Take 2000 -Spoke Too Soon!
I thought I was able to move on when D'man's wife forgave me. I was already for a new life, a new beginning, I was forgiven right? Wrong.... I forgot the most important person... My husband. I met him at my work to give him the kids and immediately it all came back. My optimism and feeling of forgiveness gone in seconds. I guess it will take longer than I thought. I really am so happy to have been forgiven by D'man's wife. That really is a blessing but I only have one down and a million more to go. I also wronged: my husband,my parents, my husband's family, D'man's family and God. I am slightly dissappointed that I wasn't able to move on like I had thought. I guess I have yet more to learn with this mistake. It broke my heart all over again to see my husband. I really did hurt him so badly... more than I thought I ever could.

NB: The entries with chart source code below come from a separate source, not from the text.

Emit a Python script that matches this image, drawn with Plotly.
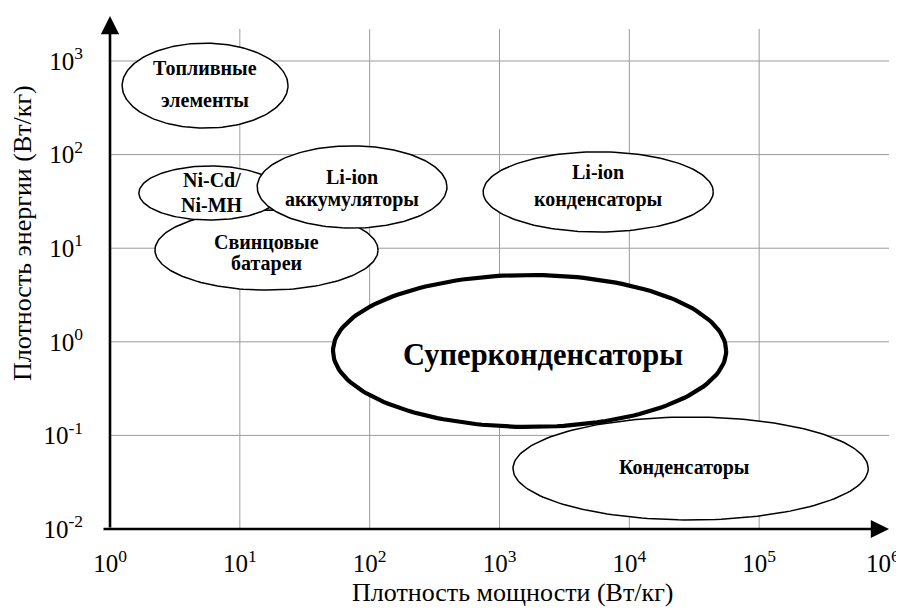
import numpy as np
import plotly.graph_objects as go

# ---------------- data ----------------
label_lines = [
    ["Топливные", "элементы"],
    ["Свинцовые", "батареи"],
    ["Ni-Cd/", "Ni-MH"],
    ["Li-ion", "аккумуляторы"],
    ["Li-ion", "конденсаторы"],
    ["Суперконденсаторы"],
    ["Конденсаторы"],
]
power_min = [1.24, 2.22, 1.67, 13.6, 748, 52.2, 1270]        # Вт/кг
power_max = [23.5, 116, 20.7, 394, 44300, 55700, 692000]
energy_min = [192, 3.57, 20.0, 16.4, 14.9, 0.123, 0.0125]
energy_max = [1550, 25.6, 75.5, 124, 107, 5.18, 0.157]

x_tick_vals = [1, 10, 100, 1e3, 1e4, 1e5, 1e6]
x_tick_text = ["10<sup>0</sup>", "10<sup>1</sup>", "10<sup>2</sup>", "10<sup>3</sup>",
               "10<sup>4</sup>", "10<sup>5</sup>", "10<sup>6</sup>"]
y_tick_vals = [0.01, 0.1, 1, 10, 100, 1000]
y_tick_text = ["10<sup>-2</sup>", "10<sup>-1</sup>", "10<sup>0</sup>", "10<sup>1</sup>",
               "10<sup>2</sup>", "10<sup>3</sup>"]

x_title = "Плотность мощности (Вт/кг)"
y_title = "Плотность энергии (Вт/кг)"

# ---------------- style ----------------
FONT = "Liberation Serif"
X_RANGE = [0, 6]
Y_RANGE = [-2, 3.342]
line_widths = [1.5, 1.5, 1.5, 1.5, 1.5, 4.2, 1.5]
label_sizes = [20, 20, 20, 20, 20, 30.5, 20]
label_yshift = [[17.5, -14.5], [8, -13], [13, -12], [10, -13], [20, -8], [-4], [1]]
label_xshift = [0, 0, 2, 0, 0, 13, -6]

fig = go.Figure()

# grid lines
gx, gy = [], []
for xv in x_tick_vals[:-1]:
    gx += [xv, xv, None]
    gy += [10 ** Y_RANGE[0], 10 ** Y_RANGE[1], None]
for yv in y_tick_vals[1:]:
    gx += [10 ** X_RANGE[0], 10 ** X_RANGE[1], None]
    gy += [yv, yv, None]
fig.add_trace(go.Scatter(x=gx, y=gy, mode="lines", line=dict(color="#9c9c9c", width=1),
                         hoverinfo="skip", showlegend=False, cliponaxis=False))

# ellipses
t = np.linspace(0, 2 * np.pi, 181)
annotations = []
for i, lines in enumerate(label_lines):
    lx0, lx1 = np.log10(power_min[i]), np.log10(power_max[i])
    ly0, ly1 = np.log10(energy_min[i]), np.log10(energy_max[i])
    cx, cy = (lx0 + lx1) / 2, (ly0 + ly1) / 2
    rx, ry = (lx1 - lx0) / 2, (ly1 - ly0) / 2
    ex = 10 ** (cx + rx * np.cos(t))
    ey = 10 ** (cy + ry * np.sin(t))
    fig.add_trace(go.Scatter(x=ex, y=ey, mode="lines", fill="toself", fillcolor="white",
                             line=dict(color="black", width=line_widths[i]),
                             hoverinfo="skip", showlegend=False))
    for j, txt in enumerate(lines):
        annotations.append(dict(
            x=cx, y=cy, xref="x", yref="y", text=txt, showarrow=False,
            xanchor="center", yanchor="middle",
            xshift=label_xshift[i], yshift=label_yshift[i][j],
            font=dict(family=FONT, size=label_sizes[i], color="black", weight="bold")))

# axis arrows
annotations.append(dict(x=0, y=1.026, xref="paper", yref="paper", ax=0, ay=513,
                        axref="pixel", ayref="pixel", text="", showarrow=True,
                        arrowhead=2, arrowsize=1.4, arrowwidth=2.6, arrowcolor="black"))
annotations.append(dict(x=1.0, y=0, xref="paper", yref="paper", ax=-787, ay=0,
                        axref="pixel", ayref="pixel", text="", showarrow=True,
                        arrowhead=2, arrowsize=1.4, arrowwidth=2.6, arrowcolor="black"))

# axis titles
annotations.append(dict(x=0.517, y=-0.126, xref="paper", yref="paper", text=x_title,
                        xanchor="center", yanchor="middle",
                        showarrow=False, font=dict(family=FONT, size=26, color="black")))
annotations.append(dict(x=-0.113, y=0.592, xref="paper", yref="paper", text=y_title,
                        xanchor="center", yanchor="middle",
                        textangle=-90, showarrow=False,
                        font=dict(family=FONT, size=26, color="black")))

x_tick_text_shown = x_tick_text[:-1] + [x_tick_text[-1] + "&nbsp;&nbsp;"]

# the page body adds an 8px offset; margins compensate for it
fig.update_layout(
    width=904, height=610,
    margin=dict(l=102, r=23, t=21, b=89, autoexpand=False),
    paper_bgcolor="white", plot_bgcolor="white",
    showlegend=False,
    annotations=annotations,
    xaxis=dict(type="log", range=X_RANGE, tickvals=x_tick_vals, ticktext=x_tick_text_shown,
               showgrid=False, zeroline=False, showline=False, ticks="",
               ticklabelstandoff=17, ticklabeloverflow="allow", automargin=False,
               tickfont=dict(family=FONT, size=25, color="black"), fixedrange=True),
    yaxis=dict(type="log", range=Y_RANGE, tickvals=y_tick_vals, ticktext=y_tick_text,
               showgrid=False, zeroline=False, showline=False, ticks="",
               ticklabelstandoff=26, automargin=False,
               tickfont=dict(family=FONT, size=25, color="black"), fixedrange=True),
)

fig.write_html("out.html")
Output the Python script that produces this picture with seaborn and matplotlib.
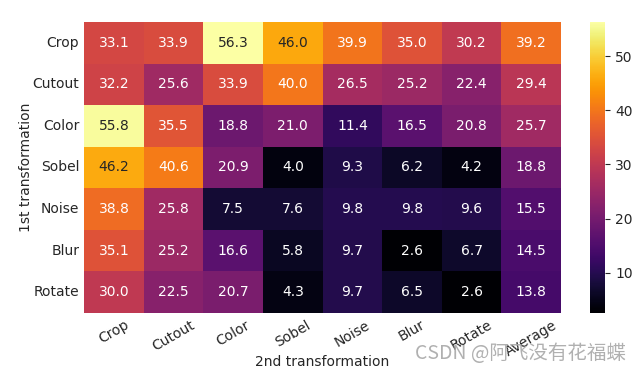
import numpy as np
import pandas as pd
import matplotlib
matplotlib.use("Agg")
import matplotlib.pyplot as plt
import seaborn as sns

rows = ["Crop", "Cutout", "Color", "Sobel", "Noise", "Blur", "Rotate"]
cols = ["Crop", "Cutout", "Color", "Sobel", "Noise", "Blur", "Rotate", "Average"]
crop   = [33.1, 33.9, 56.3, 46.0, 39.9, 35.0, 30.2, 39.2]
cutout = [32.2, 25.6, 33.9, 40.0, 26.5, 25.2, 22.4, 29.4]
color  = [55.8, 35.5, 18.8, 21.0, 11.4, 16.5, 20.8, 25.7]
sobel  = [46.2, 40.6, 20.9, 4.0, 9.3, 6.2, 4.2, 18.8]
noise  = [38.8, 25.8, 7.5, 7.6, 9.8, 9.8, 9.6, 15.5]
blur   = [35.1, 25.2, 16.6, 5.8, 9.7, 2.6, 6.7, 14.5]
rotate = [30.0, 22.5, 20.7, 4.3, 9.7, 6.5, 2.6, 13.8]

df = pd.DataFrame([crop, cutout, color, sobel, noise, blur, rotate], index=rows, columns=cols)

txt = "#262626"
plt.rcParams.update({"text.color": txt, "axes.labelcolor": txt,
                     "xtick.color": txt, "ytick.color": txt})

fig = plt.figure(figsize=(6.42, 3.73), dpi=100)
ax = fig.add_axes([0.131, 0.161, 0.743, 0.780])
cax = fig.add_axes([0.919, 0.161, 0.024, 0.780])

sns.heatmap(df, ax=ax, cbar_ax=cax, cmap="inferno", annot=True, fmt=".1f",
            annot_kws={"fontsize": 10})
ax.set_xlabel("2nd transformation", fontsize=10)
ax.set_ylabel("1st transformation", fontsize=10)
ax.tick_params(length=0, labelsize=10)
plt.setp(ax.get_xticklabels(), rotation=30, ha="center", rotation_mode="default")
plt.setp(ax.get_yticklabels(), rotation=0)
ax.xaxis.set_label_coords(0.5, -0.145)
ax.yaxis.set_label_coords(-0.108, 0.5)
cax.tick_params(labelsize=10)

fig.text(0.975, 0.052, "CSDN @阿飞没有花福蝶", ha="right", va="center", fontsize=14,
         color="#a8a8a8", alpha=0.9, family=["Noto Sans CJK SC", "DejaVu Sans"])

fig.savefig("out.png", dpi=100)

I really didn't think he cared. I was wrong so very wrong and I hope I can forgive myself and that my husband can forgive me someday.
My parents rented a room at the beach and the kids and I are going to go with them for a night. It is so hard and I am trying to be so strong for the kids but it really isn't the same without my husband there. He usually drives and he is not here. He usually helps us pack and he is not here. I miss his smile when we get close to the beach and the smile on his face when we walk on it. He loves nature and found great peace there. I will miss him so much.